Ben Turner and wife Jean, with dog Roger, at their Clover Hill home in 1955. Photo: Discover Shellharbour.

Benjamin (Ben) Horace Turner was a world record-holding parachutist and a pioneer of the sport in Australia, but in the Illawarra he’s probably better known for his quirky Clover Hill house, affectionately named Ben’s Folly.

Born in London in 1910, Ben was a stunt parachutist with the World’s First Flying Fair and Sir Alan Cobham’s Air Circus in England in the 1930s, with a dream of becoming an airman.

According to Discover Shellharbour, Ben’s parents couldn’t afford to send him to an air school, so he became a parachutist to learn how to fly.

In 1932, at the age of 22, he made his first parachute descent and over the next six years he made 299 jumps.

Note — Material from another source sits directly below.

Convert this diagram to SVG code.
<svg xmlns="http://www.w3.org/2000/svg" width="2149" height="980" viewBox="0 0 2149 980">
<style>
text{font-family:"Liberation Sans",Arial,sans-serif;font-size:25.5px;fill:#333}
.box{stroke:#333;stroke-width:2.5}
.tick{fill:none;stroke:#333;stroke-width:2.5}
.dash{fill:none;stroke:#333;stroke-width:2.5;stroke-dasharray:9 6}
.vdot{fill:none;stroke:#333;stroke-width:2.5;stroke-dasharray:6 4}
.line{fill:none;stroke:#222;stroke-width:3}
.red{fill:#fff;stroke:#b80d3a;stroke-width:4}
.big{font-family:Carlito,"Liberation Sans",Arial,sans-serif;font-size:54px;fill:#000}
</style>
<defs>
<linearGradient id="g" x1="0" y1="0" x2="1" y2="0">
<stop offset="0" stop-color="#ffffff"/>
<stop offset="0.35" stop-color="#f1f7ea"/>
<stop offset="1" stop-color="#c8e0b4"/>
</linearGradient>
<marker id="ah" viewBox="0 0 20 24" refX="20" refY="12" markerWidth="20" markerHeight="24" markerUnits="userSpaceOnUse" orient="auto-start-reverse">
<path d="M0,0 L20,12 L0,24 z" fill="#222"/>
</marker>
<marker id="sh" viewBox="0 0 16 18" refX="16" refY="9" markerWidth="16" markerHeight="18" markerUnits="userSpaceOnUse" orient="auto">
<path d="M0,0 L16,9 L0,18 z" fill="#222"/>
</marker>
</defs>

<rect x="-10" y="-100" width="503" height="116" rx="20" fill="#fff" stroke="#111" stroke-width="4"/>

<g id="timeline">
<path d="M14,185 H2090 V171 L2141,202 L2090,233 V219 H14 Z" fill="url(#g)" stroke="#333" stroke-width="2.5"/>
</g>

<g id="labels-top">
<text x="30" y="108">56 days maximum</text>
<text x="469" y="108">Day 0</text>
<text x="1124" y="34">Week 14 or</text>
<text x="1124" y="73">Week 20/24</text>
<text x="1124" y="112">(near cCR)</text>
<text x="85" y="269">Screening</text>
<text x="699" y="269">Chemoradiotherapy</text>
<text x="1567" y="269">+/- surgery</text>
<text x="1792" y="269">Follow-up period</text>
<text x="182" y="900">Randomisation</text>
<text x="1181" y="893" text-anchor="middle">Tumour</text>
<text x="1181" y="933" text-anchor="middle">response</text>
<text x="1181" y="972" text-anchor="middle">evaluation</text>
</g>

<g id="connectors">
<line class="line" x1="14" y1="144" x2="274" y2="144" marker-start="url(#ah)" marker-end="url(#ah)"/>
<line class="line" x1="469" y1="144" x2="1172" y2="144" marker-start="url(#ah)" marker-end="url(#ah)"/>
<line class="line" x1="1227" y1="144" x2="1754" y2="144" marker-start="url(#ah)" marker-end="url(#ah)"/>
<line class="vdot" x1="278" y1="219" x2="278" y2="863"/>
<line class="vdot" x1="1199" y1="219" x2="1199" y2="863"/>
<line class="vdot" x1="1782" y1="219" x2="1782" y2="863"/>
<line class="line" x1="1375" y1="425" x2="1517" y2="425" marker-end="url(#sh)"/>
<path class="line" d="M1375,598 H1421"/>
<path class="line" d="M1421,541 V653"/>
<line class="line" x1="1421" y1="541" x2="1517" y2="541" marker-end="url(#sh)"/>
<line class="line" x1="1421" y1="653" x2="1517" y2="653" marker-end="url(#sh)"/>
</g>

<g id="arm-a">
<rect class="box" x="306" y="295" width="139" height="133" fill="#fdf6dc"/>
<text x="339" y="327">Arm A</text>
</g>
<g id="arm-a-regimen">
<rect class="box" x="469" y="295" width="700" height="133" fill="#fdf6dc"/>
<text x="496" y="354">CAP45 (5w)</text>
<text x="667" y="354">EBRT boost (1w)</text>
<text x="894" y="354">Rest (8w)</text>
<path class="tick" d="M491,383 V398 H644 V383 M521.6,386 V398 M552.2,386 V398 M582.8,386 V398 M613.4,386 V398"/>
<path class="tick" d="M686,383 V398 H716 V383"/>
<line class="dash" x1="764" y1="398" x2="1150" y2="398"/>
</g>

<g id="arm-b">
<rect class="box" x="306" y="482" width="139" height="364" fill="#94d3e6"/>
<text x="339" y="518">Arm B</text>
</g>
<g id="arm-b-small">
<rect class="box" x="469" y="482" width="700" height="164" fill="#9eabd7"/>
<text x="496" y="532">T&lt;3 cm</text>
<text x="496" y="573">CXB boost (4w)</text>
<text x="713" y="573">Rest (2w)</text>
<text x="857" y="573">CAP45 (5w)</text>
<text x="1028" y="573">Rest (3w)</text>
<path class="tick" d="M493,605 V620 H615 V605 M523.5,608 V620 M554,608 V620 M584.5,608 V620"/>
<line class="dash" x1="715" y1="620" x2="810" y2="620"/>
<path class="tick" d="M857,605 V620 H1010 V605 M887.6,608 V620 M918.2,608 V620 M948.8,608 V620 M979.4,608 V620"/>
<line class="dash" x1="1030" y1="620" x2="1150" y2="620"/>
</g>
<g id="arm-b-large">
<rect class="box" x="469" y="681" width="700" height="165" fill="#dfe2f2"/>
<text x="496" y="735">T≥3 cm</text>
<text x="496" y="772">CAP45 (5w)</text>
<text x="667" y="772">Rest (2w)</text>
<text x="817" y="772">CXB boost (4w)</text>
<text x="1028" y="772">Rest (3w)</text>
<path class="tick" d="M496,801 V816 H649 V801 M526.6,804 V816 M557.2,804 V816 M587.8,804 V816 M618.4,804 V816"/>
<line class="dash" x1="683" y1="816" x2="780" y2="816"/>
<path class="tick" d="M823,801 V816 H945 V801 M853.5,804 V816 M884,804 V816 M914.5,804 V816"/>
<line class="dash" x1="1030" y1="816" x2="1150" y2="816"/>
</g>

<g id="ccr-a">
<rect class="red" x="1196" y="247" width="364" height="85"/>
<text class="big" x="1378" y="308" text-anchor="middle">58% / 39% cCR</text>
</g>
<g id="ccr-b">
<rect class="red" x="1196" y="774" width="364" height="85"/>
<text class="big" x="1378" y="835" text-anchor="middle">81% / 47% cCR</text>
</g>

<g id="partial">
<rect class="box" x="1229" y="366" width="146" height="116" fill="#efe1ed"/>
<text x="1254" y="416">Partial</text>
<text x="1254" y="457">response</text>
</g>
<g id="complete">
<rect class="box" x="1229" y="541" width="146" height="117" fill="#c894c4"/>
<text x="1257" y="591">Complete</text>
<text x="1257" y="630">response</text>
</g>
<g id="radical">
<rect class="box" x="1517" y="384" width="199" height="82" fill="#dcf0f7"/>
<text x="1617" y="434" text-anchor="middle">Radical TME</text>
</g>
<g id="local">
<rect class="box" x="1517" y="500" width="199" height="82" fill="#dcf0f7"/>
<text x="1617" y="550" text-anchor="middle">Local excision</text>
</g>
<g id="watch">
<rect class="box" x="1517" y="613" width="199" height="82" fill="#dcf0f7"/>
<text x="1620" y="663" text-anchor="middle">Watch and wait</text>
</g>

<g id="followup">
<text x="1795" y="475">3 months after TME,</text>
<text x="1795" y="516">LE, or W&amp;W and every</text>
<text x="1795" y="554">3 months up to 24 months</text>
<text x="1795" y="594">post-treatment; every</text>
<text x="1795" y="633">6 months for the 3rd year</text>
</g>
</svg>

Not long after he began parachuting he achieved the fastest record for the ‘World’s Timed’ parachute descent, jumping from an average of 600 feet, six times in just over 28 minutes.

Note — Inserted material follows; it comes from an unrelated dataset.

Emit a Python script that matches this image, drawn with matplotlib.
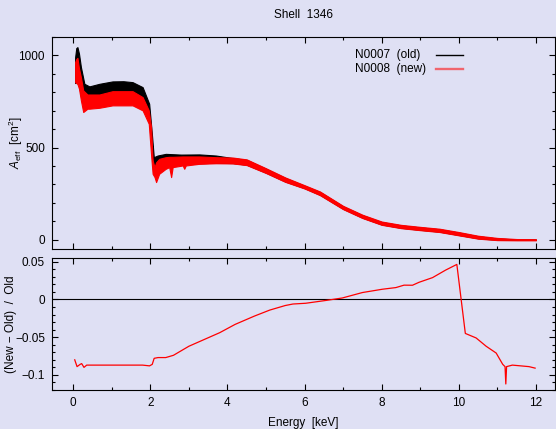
import matplotlib
matplotlib.use("Agg")
import matplotlib.pyplot as plt
from matplotlib.ticker import MultipleLocator

# effective area bands (upper / lower envelope of the curve family), cm^2
E_old = [0.05, 0.08, 0.11, 0.15, 0.2, 0.29, 0.42, 0.68, 1.02, 1.3, 1.54, 1.8, 1.97, 2.04, 2.09,
         2.19, 2.4, 2.8, 3.27, 3.7, 4.14, 4.5, 5.0, 5.5, 6.0, 6.4, 7.0, 7.5, 8.0, 8.5, 9.0,
         9.5, 10.0, 10.5, 11.0, 11.5, 12.0]
old_hi = [990, 1040, 1045, 1010, 937, 846, 832, 846, 859, 860, 855, 828, 738, 575, 448,
          457, 466, 462, 463, 457, 443, 433, 385, 335, 293, 259, 181, 133, 96, 78, 67,
          57, 39, 19, 7, 2, 1]
old_lo = [850, 860, 870, 840, 780, 740, 740, 745, 755, 760, 760, 740, 680, 520, 400,
          380, 400, 410, 415, 418, 416, 407, 364, 316, 280, 244, 168, 120, 83, 65, 54,
          44, 26, 8, 0, -1, -1]

E_new = [0.05, 0.08, 0.11, 0.15, 0.2, 0.26, 0.37, 0.42, 0.68, 1.02, 1.54, 1.8, 1.96, 2.02,
         2.06, 2.11, 2.15, 2.23, 2.4, 2.49, 2.54, 2.58, 2.84, 2.88, 2.92, 3.27, 3.7, 4.14,
         4.5, 5.0, 5.5, 6.0, 6.4, 7.0, 7.5, 8.0, 8.5, 9.0, 9.5, 10.0, 10.5, 11.0, 11.5, 12.0]
new_hi = [964, 980, 987, 930, 882, 810, 788, 788, 788, 806, 806, 774, 702, 611,
          430, 394, 420, 439, 448, 450, 450, 450, 452, 452, 452, 452, 448, 446,
          436, 388, 338, 296, 262, 184, 136, 99, 81, 70, 60, 42, 22, 10, 4, 3]
new_lo = [855, 850, 845, 820, 756, 693, 711, 711, 716, 729, 729, 702, 629, 460,
          358, 340, 313, 358, 385, 394, 340, 394, 403, 385, 403, 412, 415, 414,
          405, 362, 314, 278, 242, 166, 118, 81, 63, 52, 42, 24, 6, -2, -3, -3]

# relative difference (New - Old) / Old
E_ratio = [0.04, 0.1, 0.18, 0.22, 0.28, 0.35, 0.6, 1.0, 1.4, 1.8, 1.98, 2.05, 2.1, 2.2, 2.4,
           2.6, 2.8, 3.0, 3.4, 3.8, 4.2, 4.7, 5.1, 5.5, 5.7, 6.03, 6.55, 6.98, 7.5, 8.02,
           8.37, 8.58, 8.8, 8.97, 9.32, 9.66, 9.95, 10.17, 10.45, 10.71, 10.97, 11.14,
           11.2, 11.22, 11.24, 11.39, 11.82, 11.98]
ratio = [-0.080, -0.089, -0.086, -0.085, -0.090, -0.087, -0.087, -0.087, -0.087, -0.087,
         -0.088, -0.086, -0.078, -0.077, -0.077, -0.074, -0.068, -0.062, -0.053, -0.044,
         -0.033, -0.022, -0.014, -0.008, -0.006, -0.005, -0.0013, 0.002, 0.0092, 0.0136,
         0.0158, 0.019, 0.0189, 0.0228, 0.029, 0.039, 0.0465, -0.045, -0.051, -0.062,
         -0.071, -0.086, -0.089, -0.112, -0.089, -0.087, -0.089, -0.091]

labels = ['N0007  (old)', 'N0008  (new)']
colors = ['black', 'red']

bg = '#dfe0f4'
plt.rcParams['font.family'] = ['Liberation Sans', 'DejaVu Sans']
plt.rcParams['font.size'] = 8.5
plt.rcParams['mathtext.fontset'] = 'custom'
plt.rcParams['mathtext.rm'] = 'Liberation Sans'
plt.rcParams['mathtext.it'] = 'Liberation Sans:italic'

fig = plt.figure(figsize=(5.56, 4.29), dpi=100, facecolor=bg)
ax1 = fig.add_axes([0.0935, 0.4196, 0.905, 0.4942], facecolor=bg)
ax2 = fig.add_axes([0.0935, 0.0909, 0.905, 0.3077], facecolor=bg)

ax1.fill_between(E_old, old_lo, old_hi, color='black', lw=0.8)
ax1.fill_between(E_new, new_lo, new_hi, color='red', lw=0.8)

# legend, gnuplot style: left-aligned text, sample line to the right
for i, (lab, c) in enumerate(zip(labels, colors)):
    y = 0.915 - i * 0.066
    ax1.text(0.603, y, lab, transform=ax1.transAxes, ha='left', va='center')
    ax1.plot([0.764, 0.816], [y, y], transform=ax1.transAxes, color=c,
             lw=1 if i == 0 else 1.7, alpha=1 if i == 0 else 0.55)

ax1.set_ylim(-50, 1100)
ax1.yaxis.set_major_locator(MultipleLocator(500))
ax1.yaxis.set_minor_locator(MultipleLocator(100))
ax1.set_ylabel(r'$A_{\rm eff}$  [cm$^2$]', va='center')
ax1.yaxis.set_label_coords(-0.072, 0.5)
ax1.set_title('Shell  1346', fontsize=8.5, pad=14)
ax1.tick_params(labelbottom=False)

ax2.axhline(0, color='black', lw=0.8)
ax2.plot(E_ratio, ratio, color='red', lw=0.9)
ax2.set_ylim(-0.12, 0.055)
ax2.yaxis.set_minor_locator(MultipleLocator(0.01))
ax2.set_yticks([0.05, 0, -0.05, -0.1])
ax2.set_yticklabels(['0.05', '0', '\u22120.05', '\u22120.1'])
ax2.set_ylabel('(New \u2212 Old)  /  Old', va='center')
ax2.yaxis.set_label_coords(-0.082, 0.5)
ax2.set_xlabel('Energy  [keV]', labelpad=6)

for ax in (ax1, ax2):
    ax.set_xlim(-0.55, 12.5)
    ax.xaxis.set_major_locator(MultipleLocator(2))
    ax.xaxis.set_minor_locator(MultipleLocator(1))
    ax.tick_params(which='both', direction='in', top=True, right=True, width=0.8, pad=5)
    ax.tick_params(which='major', length=4.3)
    ax.tick_params(which='minor', length=2.2)
    for s in ax.spines.values():
        s.set_linewidth(0.8)

fig.savefig('out.png', dpi=100, facecolor=bg)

A newspaper article quoted Ben’s account of the first time he leapt from a plane: “Somehow or other I managed to pluck up enough courage and desperately clutching the strut and the side of the fuselage I waited grimly for the signal to drop off … I had little strength left anyway to hold much longer and it would have needed superhuman effort to get back again into the cockpit, so choosing the lesser of two evils I dived, counted to three and pulled the ripcord … There was a sudden jerk and looking up I saw the beautiful new canopy gleaming white in that cold November sun.”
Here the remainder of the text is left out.